Tanning beds produce ultraviolet rays that can cause melanoma. This type of cancer kills thousands of people a year.
When 22-year-old Tara Petzold was just 15-year-old, she noticed something new on her skin. “It was really just a light pink mole that was on the back of my leg,” Tara said. “I remember when my mom initially told me that the diagnosis had come back as melanoma and I started crying.”
Melanoma before 20 is rare, occurring in only about 500 patients a year, but it’s steadily on the rise—especially in 15 to 19-year-old girls.
A new study in the Journal Pediatrics reported that from 1973 to 2009, new childhood and adolescent cases rose two percent each year.
Researchers theorize the increase is due, in part, to the use of tanning salons.
In addition to playing outdoor soccer in Florida, Tara started going to a tanning salon when she was just 14-years-old.

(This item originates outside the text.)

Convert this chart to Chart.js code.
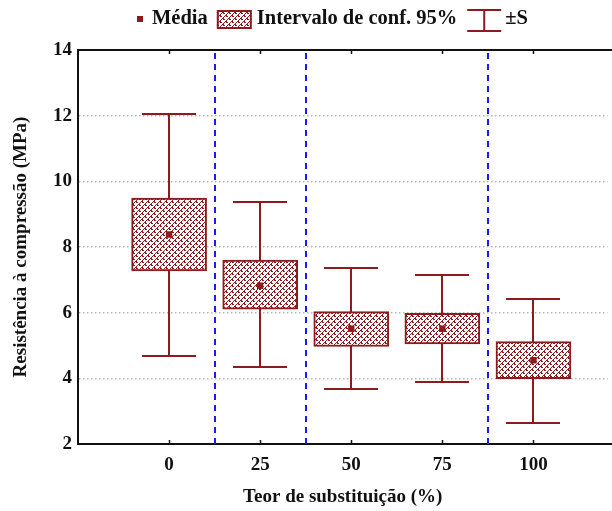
<!DOCTYPE html>
<html>
<head>
<meta charset="utf-8">
<script src="https://cdn.jsdelivr.net/npm/chart.js@4/dist/chart.umd.min.js"></script>
<style>
  html, body { margin: 0; padding: 0; background: #fff; }
  #wrap { width: 612px; height: 511px; }
</style>
</head>
<body>
<div id="wrap"><canvas id="chart" width="612" height="511"></canvas></div>
<script>
// Compressive strength by substitution content: mean, 95% CI and ±1 SD
const categories = ['0', '25', '50', '75', '100'];
const means  = [8.38, 6.82, 5.51, 5.51, 4.55];
const ciLow  = [7.27, 6.11, 4.97, 5.05, 3.99];
const ciHigh = [9.49, 7.60, 6.03, 5.98, 5.12];
const sdLow  = [4.67, 4.33, 3.69, 3.88, 2.63];
const sdHigh = [12.05, 9.37, 7.35, 7.15, 6.42];
const yTicks = [2, 4, 6, 8, 10, 12, 14];
const separators = [0.5, 1.5, 3.5];

const RED = '#8e1b1b';
const FONT = '"Liberation Serif", "DejaVu Serif", serif';

// Small woven hatch used for the confidence-interval boxes
function makeHatch() {
  const t = document.createElement('canvas');
  t.width = 6; t.height = 6;
  const g = t.getContext('2d');
  g.fillStyle = '#fff';
  g.fillRect(0, 0, 6, 6);
  g.fillStyle = RED;
  const px = [
    [0,0],[1,0],[1,1],[2,1],
    [3,3],[4,3],[4,4],[5,4],
    [5,1],[4,2],
    [2,4],[1,5]
  ];
  px.forEach(([x, y]) => g.fillRect(x, y, 1, 1));
  return g.createPattern(t, 'repeat');
}
const ctx0 = document.getElementById('chart').getContext('2d');
const hatch = makeHatch();

// Whiskers (±S) drawn behind the boxes
const whiskers = {
  id: 'whiskers',
  beforeDatasetsDraw(chart) {
    const {ctx, scales: {x, y}} = chart;
    ctx.save();
    ctx.strokeStyle = RED;
    ctx.lineWidth = 2;
    const half = 27;
    categories.forEach((_, i) => {
      const px = Math.round(x.getPixelForValue(i));
      const top = Math.round(y.getPixelForValue(sdHigh[i]));
      const bot = Math.round(y.getPixelForValue(sdLow[i]));
      ctx.beginPath();
      ctx.moveTo(px, top); ctx.lineTo(px, bot);
      ctx.moveTo(px - half, top); ctx.lineTo(px + half, top);
      ctx.moveTo(px - half, bot); ctx.lineTo(px + half, bot);
      ctx.stroke();
    });
    ctx.restore();
  }
};

// Blue group separators, top frame and inward category ticks
const frame = {
  id: 'frame',
  beforeDatasetsDraw(chart) {
    const {ctx, chartArea: a, scales: {x}} = chart;
    ctx.save();
    ctx.strokeStyle = '#1a1aff';
    ctx.lineWidth = 2;
    ctx.setLineDash([6, 5]);
    separators.forEach(v => {
      const px = Math.round(x.getPixelForValue(v));
      ctx.beginPath();
      ctx.moveTo(px, a.bottom); ctx.lineTo(px, a.top);
      ctx.stroke();
    });
    ctx.restore();
  },
  afterDraw(chart) {
    const {ctx, chartArea: a, scales: {x}} = chart;
    ctx.save();
    ctx.strokeStyle = '#111';
    ctx.lineWidth = 2;
    ctx.beginPath();
    ctx.moveTo(a.left - 1, a.top); ctx.lineTo(chart.width, a.top);
    ctx.moveTo(a.right - 1, a.bottom); ctx.lineTo(chart.width, a.bottom);
    ctx.stroke();
    ctx.lineWidth = 1.5;
    categories.forEach((_, i) => {
      const px = Math.round(x.getPixelForValue(i)) + 0.5;
      ctx.beginPath();
      ctx.moveTo(px, a.bottom); ctx.lineTo(px, a.bottom - 4);
      ctx.moveTo(px, a.top); ctx.lineTo(px, a.top + 4);
      ctx.stroke();
    });
    ctx.restore();
  }
};

// Legend row across the top
const legendRow = {
  id: 'legendRow',
  afterDraw(chart) {
    const ctx = chart.ctx;
    ctx.save();
    ctx.font = 'bold 20.5px ' + FONT;
    ctx.textBaseline = 'middle';
    const cy = 19;
    let x = 137;
    ctx.fillStyle = RED;
    ctx.fillRect(x, cy - 3, 6, 6);
    x += 15;
    ctx.fillStyle = '#111';
    ctx.fillText('Média', x, cy);
    x += ctx.measureText('Média').width + 9;
    ctx.fillStyle = hatch;
    ctx.fillRect(x, cy - 9, 35, 19);
    ctx.strokeStyle = RED;
    ctx.lineWidth = 2;
    ctx.strokeRect(x + 1, cy - 8, 33, 17);
    x += 40;
    ctx.fillStyle = '#111';
    const ci = 'Intervalo de conf. 95%';
    ctx.fillText(ci, x, cy);
    x += ctx.measureText(ci).width + 10;
    ctx.beginPath();
    ctx.moveTo(x, cy - 9); ctx.lineTo(x + 34, cy - 9);
    ctx.moveTo(x + 17, cy - 9); ctx.lineTo(x + 17, cy + 12);
    ctx.moveTo(x, cy + 12); ctx.lineTo(x + 34, cy + 12);
    ctx.stroke();
    x += 38;
    ctx.fillText('±S', x, cy);
    ctx.restore();
  }
};

new Chart(ctx0, {
  type: 'bar',
  data: {
    datasets: [
      {
        type: 'scatter',
        label: 'Média',
        data: means.map((m, i) => ({x: i, y: m})),
        pointStyle: 'rect',
        pointRadius: 4.5,
        pointBorderWidth: 0,
        backgroundColor: RED,
        order: 0
      },
      {
        label: 'Intervalo de conf. 95%',
        data: categories.map((_, i) => ({x: i, y: [ciLow[i], ciHigh[i]]})),
        backgroundColor: hatch,
        borderColor: RED,
        borderWidth: 2,
        borderSkipped: false,
        barThickness: 75,
        order: 1
      }
    ]
  },
  options: {
    responsive: false,
    animation: false,
    devicePixelRatio: 1,
    layout: { padding: { top: 50, left: 0, right: 0, bottom: 0 } },
    plugins: { legend: { display: false }, tooltip: { enabled: false } },
    scales: {
      x: {
        type: 'linear',
        offset: false,
        min: -1,
        max: 4.813,
        afterBuildTicks: s => { s.ticks = categories.map((_, i) => ({value: i})); },
        afterFit: s => { s.height = 67; },
        ticks: {
          callback: v => categories[v],
          color: '#111',
          font: { family: FONT, size: 19, weight: 'bold' },
          padding: 10,
          maxRotation: 0
        },
        grid: { display: false, drawTicks: false },
        border: { display: true, color: '#111', width: 2 },
        title: {
          display: true,
          text: 'Teor de substituição (%)',
          color: '#111',
          font: { family: FONT, size: 19, weight: 'bold' },
          padding: { top: 0, bottom: 3 }
        }
      },
      y: {
        min: 2,
        max: 14,
        afterBuildTicks: s => { s.ticks = yTicks.map(v => ({value: v})); },
        afterFit: s => { s.width = 78; },
        ticks: {
          color: '#111',
          font: { family: FONT, size: 19, weight: 'bold' },
          padding: 6
        },
        grid: {
          drawTicks: false,
          color: c => (c.tick && (c.tick.value === 2 || c.tick.value === 14)) ? 'rgba(0,0,0,0)' : '#b5b5b5',
          lineWidth: 1.5
        },
        border: { display: true, color: '#111', width: 2, dash: [1.5, 2.5] },
        title: {
          display: true,
          text: 'Resistência à compressão (MPa)',
          color: '#111',
          font: { family: FONT, size: 19, weight: 'bold' },
          padding: { top: 10, bottom: 0 }
        }
      }
    }
  },
  plugins: [frame, whiskers, legendRow]
});
</script>
</body>
</html>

“I felt such a pressure to look tan because that’s what I felt was pretty,” Tara said.
Tara’s doctor, Vernon Sondak, of the Moffit Cancer Center in Tampa, says he sees about one new pediatric melanoma patient a month. “It’s a particularly challenging recognition problem. Melanomas in children don’t always look exactly like in a grownup. They’re a little less likely to be dark black, and of course, moles are changing in kids all the time as they grow.”
Tara says she’s now cancer free. Since being treated for her melanoma, she estimates she’s had nearly 30 suspicious moles or spots removed—and she’s never returned to a tanning salon.
Utah made it a law last year that anyone under 18-years-old can’t use a tanning bed without permission from their parents.